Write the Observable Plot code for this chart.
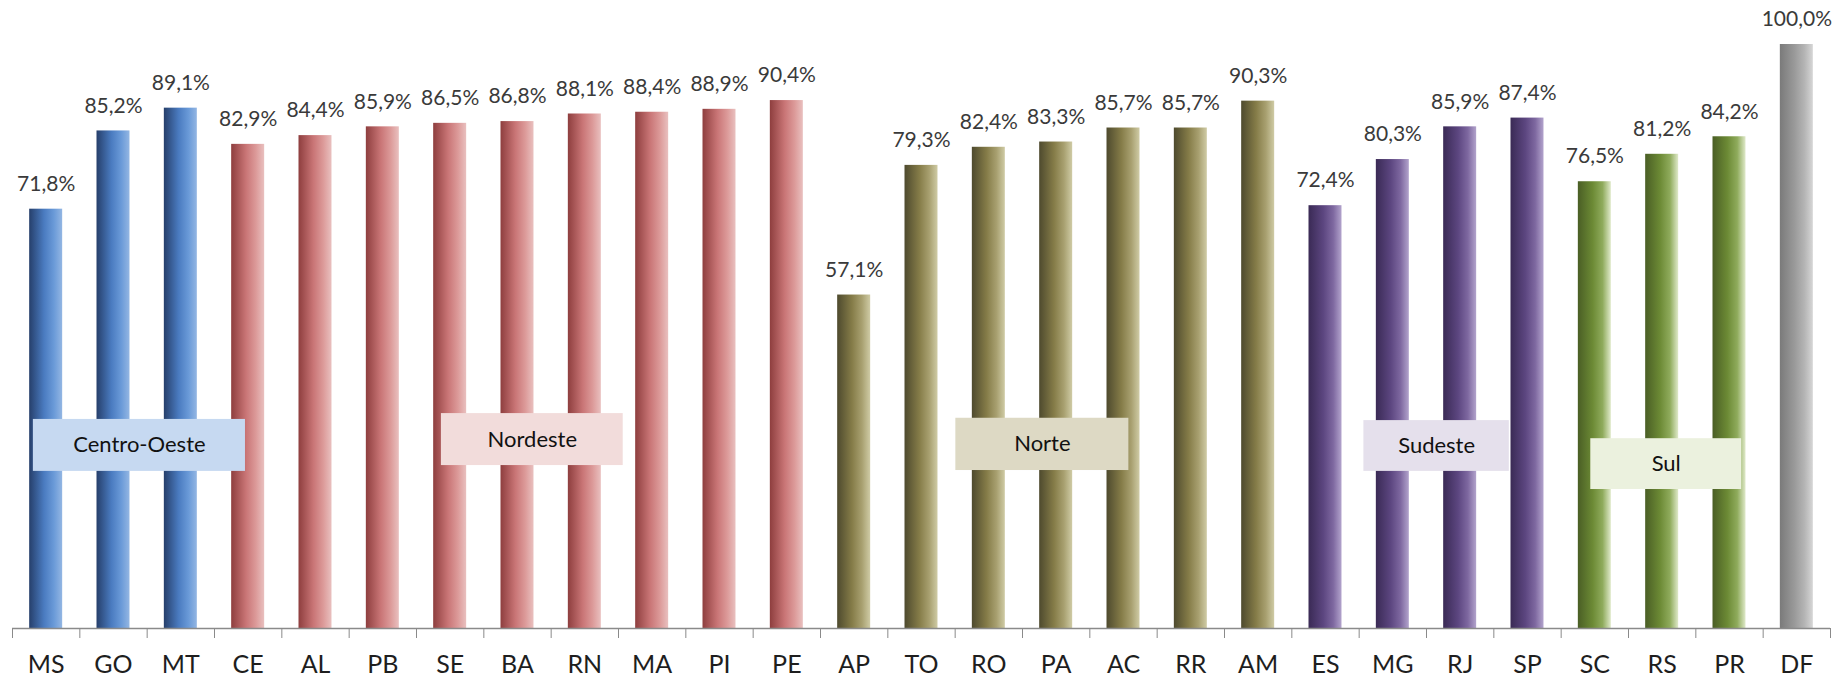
<!DOCTYPE html>
<html>
<head>
<meta charset="utf-8">
<script src="https://cdn.jsdelivr.net/npm/d3@7"></script>
<script src="https://cdn.jsdelivr.net/npm/@observablehq/plot@0.6"></script>
<style>
  html, body { margin: 0; padding: 0; background: #ffffff; }
  #chart svg { display: block; }
</style>
</head>
<body>
<div id="chart"></div>
<script>
// ---- data ----
const states = ["MS","GO","MT","CE","AL","PB","SE","BA","RN","MA","PI","PE","AP","TO","RO","PA","AC","RR","AM","ES","MG","RJ","SP","SC","RS","PR","DF"];
const values = [71.8,85.2,89.1,82.9,84.4,85.9,86.5,86.8,88.1,88.4,88.9,90.4,57.1,79.3,82.4,83.3,85.7,85.7,90.3,72.4,80.3,85.9,87.4,76.5,81.2,84.2,100.0];
const regionOf = ["co","co","co","ne","ne","ne","ne","ne","ne","ne","ne","ne","n","n","n","n","n","n","n","se","se","se","se","s","s","s","df"];
const regionKeys = ["co","ne","n","se","s","df"];
const regionNames = ["Centro-Oeste","Nordeste","Norte","Sudeste","Sul"];
// region label boxes, in data units (x: category index, y: percent)
const boxX1 = [-0.19, 5.87, 13.51, 19.57, 22.94];
const boxX2 = [2.96, 8.57, 16.08, 21.73, 25.18];
const boxY1 = [26.9, 27.9, 27.05, 26.9, 23.8];
const boxY2 = [35.8, 36.8, 36.0, 35.6, 32.5];

// ---- styles ----
const gradients = {
  co: ["#263f6b", "#4a7bc0", "#6a9ad8", "#93b6e3"],
  ne: ["#8e3e3e", "#c97576", "#dc9a99", "#e9c0bf"],
  n:  ["#4e4a2e", "#857c48", "#a8a070", "#cfcba5"],
  se: ["#3a2a55", "#5c4680", "#7e68a0", "#b2a3cc"],
  s:  ["#4a5e25", "#6c8a35", "#8fab5c", "#dfe9c9"],
  df: ["#7a7a7a", "#9a9a9a", "#b5b5b5", "#d6d6d6"]
};
const boxFill = ["#c6d9f1", "#f2dcdb", "#ddd9c4", "#e5e0ec", "#ebf1de"];

const data = states.map((s, i) => ({state: s, value: values[i], i, region: regionOf[i]}));
const boxes = regionNames.map((name, k) => ({name, x1: boxX1[k], x2: boxX2[k], y1: boxY1[k], y2: boxY2[k], fill: boxFill[k]}));
const boundaries = d3.range(states.length + 1).map(k => k - 0.5);
const fmt = v => v.toFixed(1).replace(".", ",") + "%";

const barMarks = regionKeys.map(r => Plot.rectY(data.filter(d => d.region === r), {
  x1: d => d.i - 0.245,
  x2: d => d.i + 0.245,
  y1: 0,
  y2: "value",
  fill: `url(#grad-${r})`
}));

const chart = Plot.plot({
  width: 1837,
  height: 680,
  marginLeft: 12,
  marginRight: 7,
  marginTop: 44,
  marginBottom: 52,
  style: {fontFamily: "Lato, 'Open Sans', sans-serif", background: "#ffffff"},
  x: {domain: [-0.5, states.length - 0.5], axis: null},
  y: {domain: [0, 100], axis: null},
  marks: [
    ...barMarks,
    Plot.rect(boxes, {x1: "x1", x2: "x2", y1: "y1", y2: "y2", fill: "fill"}),
    Plot.text(boxes, {x: d => (d.x1 + d.x2) / 2, y: d => (d.y1 + d.y2) / 2, text: "name", fontSize: 22, fill: "#111111"}),
    Plot.text(data, {x: "i", y: "value", text: d => fmt(d.value), dy: -25, fontSize: 21, fill: "#3a3a3a"}),
    Plot.ruleY([0], {stroke: "#8a8a8a", strokeWidth: 1.3}),
    Plot.axisX({ticks: boundaries, tickSize: 10, tickFormat: () => "", stroke: "#8a8a8a"}),
    Plot.text(data, {x: "i", y: 0, text: "state", dy: 36, fontSize: 25, fill: "#1e1e1e"})
  ]
});

// gradient definitions
const svg = d3.select(chart);
const defs = svg.insert("defs", ":first-child");
for (const r of regionKeys) {
  const g = defs.append("linearGradient").attr("id", `grad-${r}`).attr("x1", 0).attr("x2", 1).attr("y1", 0).attr("y2", 0);
  const stops = gradients[r];
  const offs = [0, 0.45, 0.75, 1];
  stops.forEach((c, k) => g.append("stop").attr("offset", offs[k]).attr("stop-color", c));
}

document.getElementById("chart").appendChild(chart);
</script>
</body>
</html>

──────────

_Work required_
Repeat the full listing above exactly, with no pictures in the copy.

_The solution_
Write the Observable Plot code for this chart.
<!DOCTYPE html>
<html>
<head>
<meta charset="utf-8">
<script src="https://cdn.jsdelivr.net/npm/d3@7"></script>
<script src="https://cdn.jsdelivr.net/npm/@observablehq/plot@0.6"></script>
<style>
  html, body { margin: 0; padding: 0; background: #ffffff; }
  #chart svg { display: block; }
</style>
</head>
<body>
<div id="chart"></div>
<script>
// ---- data ----
const states = ["MS","GO","MT","CE","AL","PB","SE","BA","RN","MA","PI","PE","AP","TO","RO","PA","AC","RR","AM","ES","MG","RJ","SP","SC","RS","PR","DF"];
const values = [71.8,85.2,89.1,82.9,84.4,85.9,86.5,86.8,88.1,88.4,88.9,90.4,57.1,79.3,82.4,83.3,85.7,85.7,90.3,72.4,80.3,85.9,87.4,76.5,81.2,84.2,100.0];
const regionOf = ["co","co","co","ne","ne","ne","ne","ne","ne","ne","ne","ne","n","n","n","n","n","n","n","se","se","se","se","s","s","s","df"];
const regionKeys = ["co","ne","n","se","s","df"];
const regionNames = ["Centro-Oeste","Nordeste","Norte","Sudeste","Sul"];
// region label boxes, in data units (x: category index, y: percent)
const boxX1 = [-0.19, 5.87, 13.51, 19.57, 22.94];
const boxX2 = [2.96, 8.57, 16.08, 21.73, 25.18];
const boxY1 = [26.9, 27.9, 27.05, 26.9, 23.8];
const boxY2 = [35.8, 36.8, 36.0, 35.6, 32.5];

// ---- styles ----
const gradients = {
  co: ["#263f6b", "#4a7bc0", "#6a9ad8", "#93b6e3"],
  ne: ["#8e3e3e", "#c97576", "#dc9a99", "#e9c0bf"],
  n:  ["#4e4a2e", "#857c48", "#a8a070", "#cfcba5"],
  se: ["#3a2a55", "#5c4680", "#7e68a0", "#b2a3cc"],
  s:  ["#4a5e25", "#6c8a35", "#8fab5c", "#dfe9c9"],
  df: ["#7a7a7a", "#9a9a9a", "#b5b5b5", "#d6d6d6"]
};
const boxFill = ["#c6d9f1", "#f2dcdb", "#ddd9c4", "#e5e0ec", "#ebf1de"];

const data = states.map((s, i) => ({state: s, value: values[i], i, region: regionOf[i]}));
const boxes = regionNames.map((name, k) => ({name, x1: boxX1[k], x2: boxX2[k], y1: boxY1[k], y2: boxY2[k], fill: boxFill[k]}));
const boundaries = d3.range(states.length + 1).map(k => k - 0.5);
const fmt = v => v.toFixed(1).replace(".", ",") + "%";

const barMarks = regionKeys.map(r => Plot.rectY(data.filter(d => d.region === r), {
  x1: d => d.i - 0.245,
  x2: d => d.i + 0.245,
  y1: 0,
  y2: "value",
  fill: `url(#grad-${r})`
}));

const chart = Plot.plot({
  width: 1837,
  height: 680,
  marginLeft: 12,
  marginRight: 7,
  marginTop: 44,
  marginBottom: 52,
  style: {fontFamily: "Lato, 'Open Sans', sans-serif", background: "#ffffff"},
  x: {domain: [-0.5, states.length - 0.5], axis: null},
  y: {domain: [0, 100], axis: null},
  marks: [
    ...barMarks,
    Plot.rect(boxes, {x1: "x1", x2: "x2", y1: "y1", y2: "y2", fill: "fill"}),
    Plot.text(boxes, {x: d => (d.x1 + d.x2) / 2, y: d => (d.y1 + d.y2) / 2, text: "name", fontSize: 22, fill: "#111111"}),
    Plot.text(data, {x: "i", y: "value", text: d => fmt(d.value), dy: -25, fontSize: 21, fill: "#3a3a3a"}),
    Plot.ruleY([0], {stroke: "#8a8a8a", strokeWidth: 1.3}),
    Plot.axisX({ticks: boundaries, tickSize: 10, tickFormat: () => "", stroke: "#8a8a8a"}),
    Plot.text(data, {x: "i", y: 0, text: "state", dy: 36, fontSize: 25, fill: "#1e1e1e"})
  ]
});

// gradient definitions
const svg = d3.select(chart);
const defs = svg.insert("defs", ":first-child");
for (const r of regionKeys) {
  const g = defs.append("linearGradient").attr("id", `grad-${r}`).attr("x1", 0).attr("x2", 1).attr("y1", 0).attr("y2", 0);
  const stops = gradients[r];
  const offs = [0, 0.45, 0.75, 1];
  stops.forEach((c, k) => g.append("stop").attr("offset", offs[k]).attr("stop-color", c));
}

document.getElementById("chart").appendChild(chart);
</script>
</body>
</html>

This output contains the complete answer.